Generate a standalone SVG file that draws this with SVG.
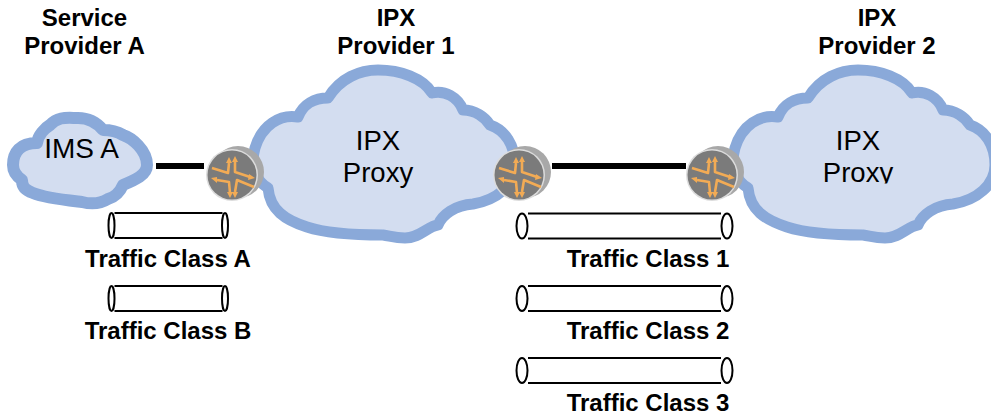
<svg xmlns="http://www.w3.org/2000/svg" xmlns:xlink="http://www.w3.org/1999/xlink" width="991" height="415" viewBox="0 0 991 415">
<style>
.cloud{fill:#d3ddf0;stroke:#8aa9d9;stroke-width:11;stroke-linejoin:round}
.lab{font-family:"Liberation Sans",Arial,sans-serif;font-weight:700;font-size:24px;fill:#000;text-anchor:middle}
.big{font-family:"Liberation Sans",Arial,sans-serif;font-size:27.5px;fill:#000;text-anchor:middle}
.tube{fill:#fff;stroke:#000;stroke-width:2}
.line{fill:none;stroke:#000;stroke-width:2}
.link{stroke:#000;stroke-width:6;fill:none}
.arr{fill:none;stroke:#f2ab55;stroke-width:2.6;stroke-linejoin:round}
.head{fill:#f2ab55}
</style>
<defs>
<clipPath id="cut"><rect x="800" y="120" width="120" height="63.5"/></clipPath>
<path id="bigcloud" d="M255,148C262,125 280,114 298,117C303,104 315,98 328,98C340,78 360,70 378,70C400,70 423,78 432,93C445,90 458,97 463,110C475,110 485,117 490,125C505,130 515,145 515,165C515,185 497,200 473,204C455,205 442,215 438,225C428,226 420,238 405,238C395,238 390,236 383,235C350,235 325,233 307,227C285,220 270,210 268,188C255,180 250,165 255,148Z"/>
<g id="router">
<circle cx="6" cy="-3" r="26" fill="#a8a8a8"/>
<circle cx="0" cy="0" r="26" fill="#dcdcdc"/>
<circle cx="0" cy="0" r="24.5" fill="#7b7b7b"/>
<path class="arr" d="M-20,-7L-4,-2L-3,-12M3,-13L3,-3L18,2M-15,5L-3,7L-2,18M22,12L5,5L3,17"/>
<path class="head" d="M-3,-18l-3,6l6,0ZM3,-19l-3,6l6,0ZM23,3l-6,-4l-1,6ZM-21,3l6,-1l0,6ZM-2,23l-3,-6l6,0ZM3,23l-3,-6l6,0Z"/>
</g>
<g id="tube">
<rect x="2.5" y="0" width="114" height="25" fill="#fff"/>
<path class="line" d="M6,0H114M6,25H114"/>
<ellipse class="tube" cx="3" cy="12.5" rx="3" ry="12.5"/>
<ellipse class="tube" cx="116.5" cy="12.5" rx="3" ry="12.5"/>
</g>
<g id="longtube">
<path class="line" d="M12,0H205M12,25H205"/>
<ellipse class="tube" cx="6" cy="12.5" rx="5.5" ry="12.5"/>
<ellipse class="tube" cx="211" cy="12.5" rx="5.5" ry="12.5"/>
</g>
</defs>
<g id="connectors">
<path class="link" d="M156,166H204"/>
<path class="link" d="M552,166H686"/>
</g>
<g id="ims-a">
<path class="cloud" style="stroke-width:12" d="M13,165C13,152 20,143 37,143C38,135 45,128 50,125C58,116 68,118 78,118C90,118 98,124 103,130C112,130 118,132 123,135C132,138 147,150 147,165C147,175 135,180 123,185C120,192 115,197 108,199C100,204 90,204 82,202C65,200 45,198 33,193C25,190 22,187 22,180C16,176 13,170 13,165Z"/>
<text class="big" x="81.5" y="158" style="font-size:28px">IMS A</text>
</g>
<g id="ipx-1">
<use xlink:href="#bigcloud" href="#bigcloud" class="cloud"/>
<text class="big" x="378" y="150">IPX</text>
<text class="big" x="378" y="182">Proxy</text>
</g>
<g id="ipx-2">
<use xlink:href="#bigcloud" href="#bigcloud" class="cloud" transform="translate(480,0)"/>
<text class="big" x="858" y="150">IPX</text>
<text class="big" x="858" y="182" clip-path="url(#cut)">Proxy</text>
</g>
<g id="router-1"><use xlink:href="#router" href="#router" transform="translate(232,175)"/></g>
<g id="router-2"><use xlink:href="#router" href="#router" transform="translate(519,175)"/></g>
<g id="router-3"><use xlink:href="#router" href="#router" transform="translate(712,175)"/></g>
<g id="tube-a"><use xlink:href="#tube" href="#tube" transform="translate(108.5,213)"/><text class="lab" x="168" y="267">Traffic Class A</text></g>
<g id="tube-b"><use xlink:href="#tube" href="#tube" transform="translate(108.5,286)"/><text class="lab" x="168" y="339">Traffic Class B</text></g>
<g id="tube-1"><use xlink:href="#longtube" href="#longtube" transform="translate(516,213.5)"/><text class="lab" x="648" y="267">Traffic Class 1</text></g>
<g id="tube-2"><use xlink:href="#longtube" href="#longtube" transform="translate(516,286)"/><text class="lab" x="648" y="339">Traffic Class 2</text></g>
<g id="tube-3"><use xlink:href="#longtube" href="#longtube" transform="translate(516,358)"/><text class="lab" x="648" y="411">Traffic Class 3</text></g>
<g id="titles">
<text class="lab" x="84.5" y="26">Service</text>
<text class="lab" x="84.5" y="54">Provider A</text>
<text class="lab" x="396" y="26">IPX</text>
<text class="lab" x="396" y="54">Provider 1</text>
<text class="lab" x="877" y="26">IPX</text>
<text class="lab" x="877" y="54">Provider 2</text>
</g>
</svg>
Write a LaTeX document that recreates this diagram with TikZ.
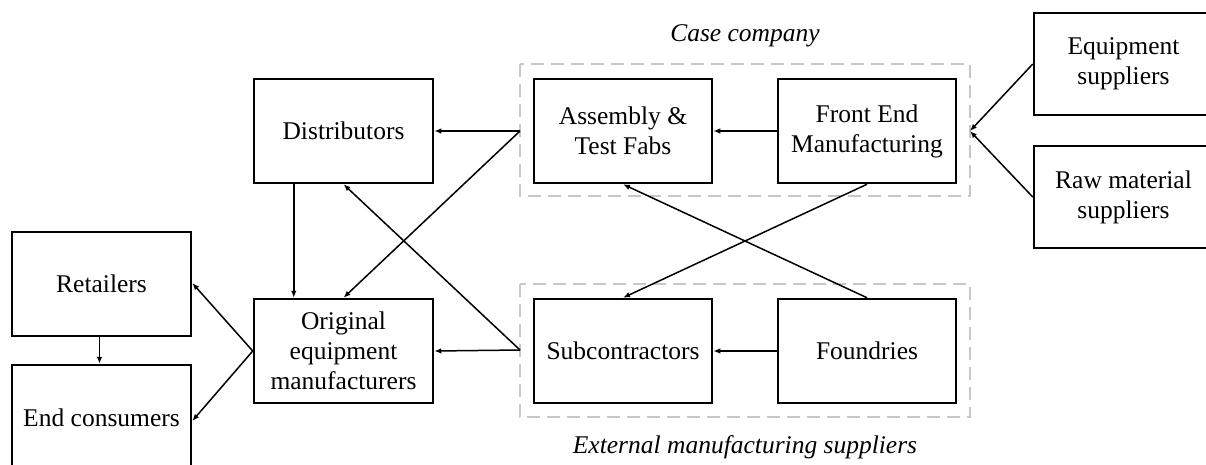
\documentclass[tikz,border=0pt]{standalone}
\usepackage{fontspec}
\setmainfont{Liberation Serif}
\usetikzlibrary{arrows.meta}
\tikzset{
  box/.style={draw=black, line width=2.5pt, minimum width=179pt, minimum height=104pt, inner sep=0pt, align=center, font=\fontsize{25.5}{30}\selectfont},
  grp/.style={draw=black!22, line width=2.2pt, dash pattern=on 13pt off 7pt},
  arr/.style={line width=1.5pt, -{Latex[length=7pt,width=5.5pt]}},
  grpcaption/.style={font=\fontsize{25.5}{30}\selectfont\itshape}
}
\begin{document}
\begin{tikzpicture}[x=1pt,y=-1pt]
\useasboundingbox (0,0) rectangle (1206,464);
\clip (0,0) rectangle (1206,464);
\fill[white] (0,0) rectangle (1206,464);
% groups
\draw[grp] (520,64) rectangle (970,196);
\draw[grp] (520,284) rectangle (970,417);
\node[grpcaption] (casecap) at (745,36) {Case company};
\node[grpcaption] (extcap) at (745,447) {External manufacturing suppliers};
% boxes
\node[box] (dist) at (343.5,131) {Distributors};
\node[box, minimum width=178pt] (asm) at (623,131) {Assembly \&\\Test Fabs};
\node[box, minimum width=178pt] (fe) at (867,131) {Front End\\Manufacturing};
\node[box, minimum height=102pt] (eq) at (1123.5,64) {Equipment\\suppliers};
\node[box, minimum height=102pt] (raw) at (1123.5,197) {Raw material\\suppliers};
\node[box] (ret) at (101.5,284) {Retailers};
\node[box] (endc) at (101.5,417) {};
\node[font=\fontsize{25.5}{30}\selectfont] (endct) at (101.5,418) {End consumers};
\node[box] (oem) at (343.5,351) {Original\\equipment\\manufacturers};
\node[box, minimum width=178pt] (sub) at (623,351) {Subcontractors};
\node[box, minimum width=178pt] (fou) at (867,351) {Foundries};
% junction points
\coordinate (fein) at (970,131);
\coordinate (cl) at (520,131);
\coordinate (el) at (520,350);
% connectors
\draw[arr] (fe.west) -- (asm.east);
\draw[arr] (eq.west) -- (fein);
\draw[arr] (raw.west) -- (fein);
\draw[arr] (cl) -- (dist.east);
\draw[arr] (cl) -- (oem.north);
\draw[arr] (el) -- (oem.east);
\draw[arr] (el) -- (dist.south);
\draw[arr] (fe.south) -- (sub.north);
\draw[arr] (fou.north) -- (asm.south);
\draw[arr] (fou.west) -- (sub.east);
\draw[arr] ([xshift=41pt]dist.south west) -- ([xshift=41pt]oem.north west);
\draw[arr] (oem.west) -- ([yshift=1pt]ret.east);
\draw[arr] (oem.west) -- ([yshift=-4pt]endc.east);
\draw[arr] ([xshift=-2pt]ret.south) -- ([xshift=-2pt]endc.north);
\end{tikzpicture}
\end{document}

○ ○ ○ ○

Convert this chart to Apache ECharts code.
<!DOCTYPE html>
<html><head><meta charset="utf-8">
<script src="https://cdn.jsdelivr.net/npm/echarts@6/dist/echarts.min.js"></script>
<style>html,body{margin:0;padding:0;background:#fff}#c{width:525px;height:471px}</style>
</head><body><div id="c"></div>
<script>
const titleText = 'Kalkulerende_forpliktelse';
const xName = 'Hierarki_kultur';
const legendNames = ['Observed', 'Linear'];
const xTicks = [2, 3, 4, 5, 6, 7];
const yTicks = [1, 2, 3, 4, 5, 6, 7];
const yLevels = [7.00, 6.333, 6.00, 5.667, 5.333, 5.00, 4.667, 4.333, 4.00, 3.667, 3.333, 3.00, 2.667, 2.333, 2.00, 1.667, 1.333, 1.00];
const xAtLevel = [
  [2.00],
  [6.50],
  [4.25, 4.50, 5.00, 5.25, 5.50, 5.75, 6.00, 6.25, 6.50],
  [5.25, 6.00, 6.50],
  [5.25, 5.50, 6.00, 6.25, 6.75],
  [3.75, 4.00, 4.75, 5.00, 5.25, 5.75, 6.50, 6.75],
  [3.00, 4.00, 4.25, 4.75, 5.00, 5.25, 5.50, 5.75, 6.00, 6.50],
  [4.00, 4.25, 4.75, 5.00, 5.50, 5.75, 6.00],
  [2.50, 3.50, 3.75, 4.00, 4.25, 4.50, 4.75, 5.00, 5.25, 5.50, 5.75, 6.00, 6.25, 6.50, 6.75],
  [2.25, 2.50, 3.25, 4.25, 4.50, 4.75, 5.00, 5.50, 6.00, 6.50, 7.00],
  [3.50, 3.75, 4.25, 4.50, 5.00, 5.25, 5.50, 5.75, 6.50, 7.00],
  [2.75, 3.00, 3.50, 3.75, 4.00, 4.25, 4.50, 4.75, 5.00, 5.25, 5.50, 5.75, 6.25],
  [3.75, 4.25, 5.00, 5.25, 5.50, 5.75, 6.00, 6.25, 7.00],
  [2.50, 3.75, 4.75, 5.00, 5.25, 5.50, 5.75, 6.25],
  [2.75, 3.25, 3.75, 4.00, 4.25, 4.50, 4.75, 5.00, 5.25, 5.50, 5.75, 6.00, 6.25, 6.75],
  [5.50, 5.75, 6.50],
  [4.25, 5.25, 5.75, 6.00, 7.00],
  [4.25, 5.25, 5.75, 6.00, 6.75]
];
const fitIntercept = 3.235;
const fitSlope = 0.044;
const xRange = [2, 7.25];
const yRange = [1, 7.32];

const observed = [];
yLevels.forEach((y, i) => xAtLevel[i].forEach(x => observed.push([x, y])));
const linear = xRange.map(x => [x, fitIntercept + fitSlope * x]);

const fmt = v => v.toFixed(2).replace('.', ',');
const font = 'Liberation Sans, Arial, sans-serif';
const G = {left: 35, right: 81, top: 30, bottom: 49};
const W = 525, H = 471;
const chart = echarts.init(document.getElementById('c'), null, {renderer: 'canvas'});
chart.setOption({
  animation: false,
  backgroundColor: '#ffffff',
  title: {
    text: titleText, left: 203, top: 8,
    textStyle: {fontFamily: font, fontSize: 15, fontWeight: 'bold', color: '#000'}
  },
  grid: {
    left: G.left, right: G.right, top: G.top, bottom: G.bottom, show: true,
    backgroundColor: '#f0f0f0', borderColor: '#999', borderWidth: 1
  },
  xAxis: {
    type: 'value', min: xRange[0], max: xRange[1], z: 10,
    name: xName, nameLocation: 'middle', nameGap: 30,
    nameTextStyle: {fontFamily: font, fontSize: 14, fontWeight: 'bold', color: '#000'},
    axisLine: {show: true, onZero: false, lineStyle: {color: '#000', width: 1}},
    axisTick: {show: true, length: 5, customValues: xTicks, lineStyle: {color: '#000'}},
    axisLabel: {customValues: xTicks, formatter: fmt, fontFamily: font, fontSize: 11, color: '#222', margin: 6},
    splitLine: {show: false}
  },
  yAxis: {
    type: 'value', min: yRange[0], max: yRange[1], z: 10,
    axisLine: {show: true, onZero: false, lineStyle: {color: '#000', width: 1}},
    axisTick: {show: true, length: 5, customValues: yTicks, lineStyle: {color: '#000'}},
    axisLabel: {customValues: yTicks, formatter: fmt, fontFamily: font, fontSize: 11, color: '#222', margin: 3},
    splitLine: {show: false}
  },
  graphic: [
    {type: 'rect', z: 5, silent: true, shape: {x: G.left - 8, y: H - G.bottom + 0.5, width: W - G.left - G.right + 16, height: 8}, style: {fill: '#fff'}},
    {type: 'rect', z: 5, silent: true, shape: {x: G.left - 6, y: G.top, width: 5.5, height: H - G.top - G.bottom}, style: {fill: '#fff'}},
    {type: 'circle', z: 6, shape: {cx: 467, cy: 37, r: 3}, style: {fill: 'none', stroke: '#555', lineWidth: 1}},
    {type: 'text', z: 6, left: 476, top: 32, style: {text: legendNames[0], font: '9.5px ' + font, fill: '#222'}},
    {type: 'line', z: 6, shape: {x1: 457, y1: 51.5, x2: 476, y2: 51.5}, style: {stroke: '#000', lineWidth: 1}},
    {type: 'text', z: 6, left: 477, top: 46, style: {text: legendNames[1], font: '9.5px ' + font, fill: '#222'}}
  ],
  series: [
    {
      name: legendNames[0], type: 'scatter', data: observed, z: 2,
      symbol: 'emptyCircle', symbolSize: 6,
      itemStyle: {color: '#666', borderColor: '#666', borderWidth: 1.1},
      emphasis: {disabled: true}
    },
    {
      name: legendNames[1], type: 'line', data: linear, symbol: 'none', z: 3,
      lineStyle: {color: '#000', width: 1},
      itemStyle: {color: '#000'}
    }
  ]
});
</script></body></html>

○ ○ ○ ○

#### REQUIREMENTS:
Review the material and copy each line in which the word "standalone" appears.

#### RESPONSE TO THIS TASK:
Generate a standalone SVG file that draws this with SVG.
\documentclass[tikz,border=0pt]{standalone}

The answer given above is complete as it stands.